Local Legion teams shine at state
Wolves ‘get hot’ at right time of year
Eagle River pitcher Chris Parker delivers to the plate during Eagle River American Legion’s 9-8 win over Fairbanks on Sunday, July 29 at the American Legion State Tournament. Both Eagle River and Chugiak won their first three games at state to set up a Chugiak-Eagle River semifinal on Wednesday, Aug. 1.
Talk about improbable.
Both local American Legion teams notched consecutive upsets to remain the final two unbeaten teams after three games in the AA State Tournament at Mulcahy Stadium.
The crosstown rivals faced off Wednesday, Aug. 1 in the semifinal — with the winner earning an automatic berth in the title game Friday, Aug. 3 at 2 p.m.
A score was not available when the Star went to press. Check www.alaskastar.com for updates.
No matter the outcome, neither Chugiak Post 33 nor Eagle River can finish worse than third at state.
The upstart Wolves — who lost 11 of 13 games to end the regular season — have never advanced to the semifinal round of the state tournament.
The feat came of no surprise to head coach Gregg Frost.
“They’ve known all year they can play this way,” Frost said after eighth-seeded Eagle River edged No. 5 Fairbanks 9-8 on Sunday, July 29.
The Wolves gained a 9-4 advantage in the top of the sixth, but the 49ers scored three runs in the bottom of the inning to cut the lead to two. Fairbanks added a run in the eighth.
Fairbanks had the tying run in scoring position and a man on first with one out in the bottom of the ninth. But reliever Chris Parker got Tanner Shoemaker — who finished with two hits and four RBIs — to line out into a double play and seal the win.
Parker said he approached the final at bat one pitch at a time.
“I was just trying to throw a strike,” he said. “I knew my teammates had my back.”

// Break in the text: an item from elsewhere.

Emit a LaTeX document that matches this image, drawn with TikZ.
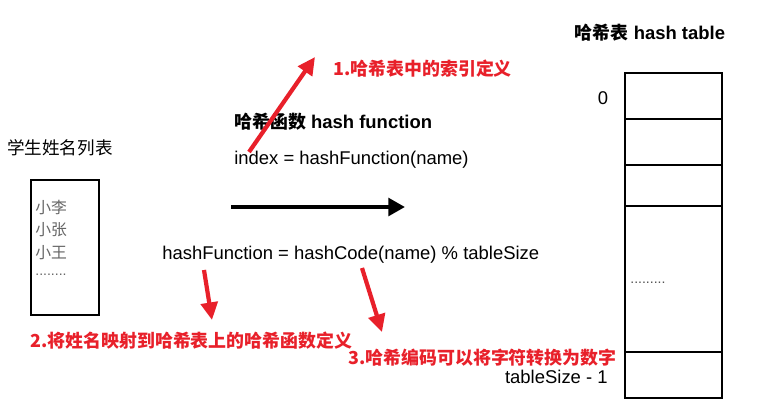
\documentclass[tikz,border=0pt]{standalone}
\usepackage{fontspec}
\setmainfont{Liberation Sans}
\newfontfamily\cjk{Noto Sans CJK SC}
\usetikzlibrary{arrows.meta, positioning}
\definecolor{rojo}{HTML}{E8202A}
\definecolor{gris}{HTML}{666666}
\tikzset{
  every picture/.style={>=Stealth},
  txt/.style={inner sep=0pt, font=\fontsize{10.5}{12}\selectfont},
  titulo/.style={txt, font=\fontsize{10.5}{12}\selectfont\bfseries},
  nota/.style={txt, text=rojo, font=\fontsize{10.2}{12}\selectfont\cjk\bfseries},
  nombre/.style={txt, text=gris, anchor=west, font=\fontsize{9}{11}\selectfont\cjk},
  celda/.style={draw, line width=0.9pt},
  flecha/.style={-{Triangle[length=9.5pt, width=10pt]}, line width=2.3pt},
  flechar/.style={-{Triangle[length=10pt, width=9.5pt]}, line width=2.4pt, rojo},
}
\begin{document}
\begin{tikzpicture}[x=0.02cm, y=-0.02cm]
  \useasboundingbox (0,0) rectangle (762,414);
  % student list
  \node[txt, font=\fontsize{10}{12}\selectfont\cjk] (lista) at (60,148) {学生姓名列表};
  \draw[celda] (31,180) rectangle (99,315);
  \node[nombre] (n1) at (35,207) {小李};
  \node[nombre] (n2) at (35,230) {小张};
  \node[nombre] (n3) at (35,253) {小王};
  \node[nombre, font=\fontsize{8}{10}\selectfont] (n4) at (35,275) {........};
  % hash function
  \node[titulo, anchor=west] (func) at (234,122) {{\cjk\fontsize{10.2}{12}\selectfont 哈希函数} hash function};
  \node[txt, anchor=west] (index) at (234,160) {index = hashFunction(name)};
  \node[txt, anchor=west] (formula) at (162,255) {hashFunction = hashCode(name) \% tableSize};
  \coordinate (ini) at (231,207);
  \coordinate (fin) at (405,207);
  \draw[flecha] (ini) -- (fin);
  % hash table
  \node[titulo] (tabla) at (650,33) {{\cjk\fontsize{10.2}{12}\selectfont 哈希表} hash table};
  \draw[celda] (625,73) rectangle (722,398);
  \foreach \y in {119,165,206,352}
    \draw[celda] (625,\y) -- (722,\y);
  \node[txt] (cero) at (603,98) {0};
  \node[txt, anchor=west, text=gris!80!black, font=\fontsize{8}{9}\selectfont] (puntos) at (630,283) {.........};
  \node[txt, anchor=east] (ultimo) at (608,377) {tableSize - 1};
  % notes
  \node[nota, anchor=west] (nota1) at (333,69) {1.哈希表中的索引定义};
  \node[nota, anchor=west] (nota2) at (30,341) {2.将姓名映射到哈希表上的哈希函数定义};
  \node[nota, anchor=west] (nota3) at (348,358) {3.哈希编码可以将字符转换为数字};
  \coordinate (a1) at (249,152);
  \coordinate (b1) at (315,57);
  \coordinate (a2) at (204,270);
  \coordinate (b2) at (212,320);
  \coordinate (a3) at (362,268);
  \coordinate (b3) at (382,332);
  \draw[flechar] (a1) -- (b1);
  \draw[flechar] (a2) -- (b2);
  \draw[flechar] (a3) -- (b3);
\end{tikzpicture}
\end{document}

Wolves shortstop Wesley Bennice, who recorded the game-ending unassisted double play, said when he saw the 49ers’ runner leave second base, he knew Eagle River had made history.
“I saw the guy break for third, and I knew it was over,” he said.

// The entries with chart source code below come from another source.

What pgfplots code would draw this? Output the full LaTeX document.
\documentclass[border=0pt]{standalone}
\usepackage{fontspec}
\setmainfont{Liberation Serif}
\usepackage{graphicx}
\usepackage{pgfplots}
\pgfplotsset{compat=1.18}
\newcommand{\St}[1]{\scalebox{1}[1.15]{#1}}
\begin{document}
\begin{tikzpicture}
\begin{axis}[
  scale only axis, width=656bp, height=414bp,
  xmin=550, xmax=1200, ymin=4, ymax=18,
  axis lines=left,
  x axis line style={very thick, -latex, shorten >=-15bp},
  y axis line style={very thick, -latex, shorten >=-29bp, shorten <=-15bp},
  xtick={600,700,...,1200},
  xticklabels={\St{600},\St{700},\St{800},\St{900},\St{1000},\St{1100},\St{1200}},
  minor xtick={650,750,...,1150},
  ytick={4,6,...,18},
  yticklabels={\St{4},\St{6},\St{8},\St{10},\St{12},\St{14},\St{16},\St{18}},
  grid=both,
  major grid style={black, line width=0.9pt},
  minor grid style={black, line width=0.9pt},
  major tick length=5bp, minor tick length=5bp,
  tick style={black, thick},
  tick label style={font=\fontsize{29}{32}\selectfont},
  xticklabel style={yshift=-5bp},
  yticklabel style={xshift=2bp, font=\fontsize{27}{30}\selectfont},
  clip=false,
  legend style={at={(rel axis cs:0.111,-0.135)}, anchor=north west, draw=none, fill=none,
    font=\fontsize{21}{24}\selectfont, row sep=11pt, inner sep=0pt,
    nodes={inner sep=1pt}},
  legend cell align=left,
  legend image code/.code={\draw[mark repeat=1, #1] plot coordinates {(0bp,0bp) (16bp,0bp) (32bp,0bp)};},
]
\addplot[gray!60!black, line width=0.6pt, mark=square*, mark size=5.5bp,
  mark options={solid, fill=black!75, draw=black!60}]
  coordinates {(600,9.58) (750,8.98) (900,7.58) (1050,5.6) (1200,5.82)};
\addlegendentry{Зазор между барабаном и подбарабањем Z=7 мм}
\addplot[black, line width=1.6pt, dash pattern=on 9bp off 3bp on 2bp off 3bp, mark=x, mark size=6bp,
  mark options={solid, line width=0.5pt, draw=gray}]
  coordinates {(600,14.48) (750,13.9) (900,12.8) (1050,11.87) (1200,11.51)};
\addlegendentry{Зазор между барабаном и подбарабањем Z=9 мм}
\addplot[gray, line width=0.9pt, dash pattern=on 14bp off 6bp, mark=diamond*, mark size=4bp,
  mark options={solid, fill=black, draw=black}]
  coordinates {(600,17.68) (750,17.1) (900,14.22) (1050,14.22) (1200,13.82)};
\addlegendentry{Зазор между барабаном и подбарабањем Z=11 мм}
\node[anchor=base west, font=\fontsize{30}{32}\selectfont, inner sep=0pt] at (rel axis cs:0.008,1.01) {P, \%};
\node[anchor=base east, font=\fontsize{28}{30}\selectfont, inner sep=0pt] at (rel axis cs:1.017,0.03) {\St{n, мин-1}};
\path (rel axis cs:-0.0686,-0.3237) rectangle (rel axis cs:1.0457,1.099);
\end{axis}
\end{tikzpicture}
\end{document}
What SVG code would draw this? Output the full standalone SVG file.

Bennice got the win, pitching 5 1/3 innings, giving up six hits. Parker went 3 2/3 innings, surrendering just two hits and striking out five to earn the save.
David Fuller led Eagle River on offense, going 3-for-5 with four RBIs and scored two runs. Parker went 2-for-5 with an RBI and scored a run.
Ricky Ayala and Collin Metzel each had two hits. Ayala scored once and drove in a run, while Metzel scored twice and had two RBIs.
Having a couple days to rest prior to state paid dividends for a banged-up Wolves squad, Frost said.
“Everybody got healthy,” he said. “That was the big thing.”
Eagle River received a huge boost when Fuller returned to the lineup, Frost said. Fuller, who’s been the Wolves ace all season, missed the last few weeks of the regular due to a broken thumb.
Fuller showed no rust in his return the mound.
He pitched a complete game shutout, giving up just five hits and striking out six, to lead Eagle River past top-seeded Kenai 6-0 on Saturday, July 28. It was the Wolves’ first win over the Twins in six attempts this season.
“That’s the best high school pitching performance I’ve seen,” Frost said. “He was spot on.”
Fuller’s injury was to his glove hand, Frost said, so he was able to stay sharp throwing in the bullpen.
Fuller said he had no signs of fatigue throughout the nine-inning affair.
“My arm felt great,” he said.
And his accuracy was dead on, Fuller said.
“My location was on,” he said. “I made it tough for them to decide whether to swing or not.”
Fuller was likely to get the start against Chugiak. The last time he pitched against the Mustangs, Fuller went a complete game seven innings, striking out six, to lead Eagle River to a 6-5 win July 2.
Eagle River opened the tournament with a 7-2 win over ninth-seeded East. Kyle Frost pitched six shutout innings and gave up just two hits to earn the win.
Colby LeBlanc, Zach Weller and Greg Long had two hits apiece for Eagle River.
Parker credited the Wolves’ string of victories to superb focus.
“We just got dialed in,” he said.
Eagle River is peaking at the right time of the year, Bennice said.
“We’ve just gotten hot,” he said. “We picked a really good time to start playing baseball.”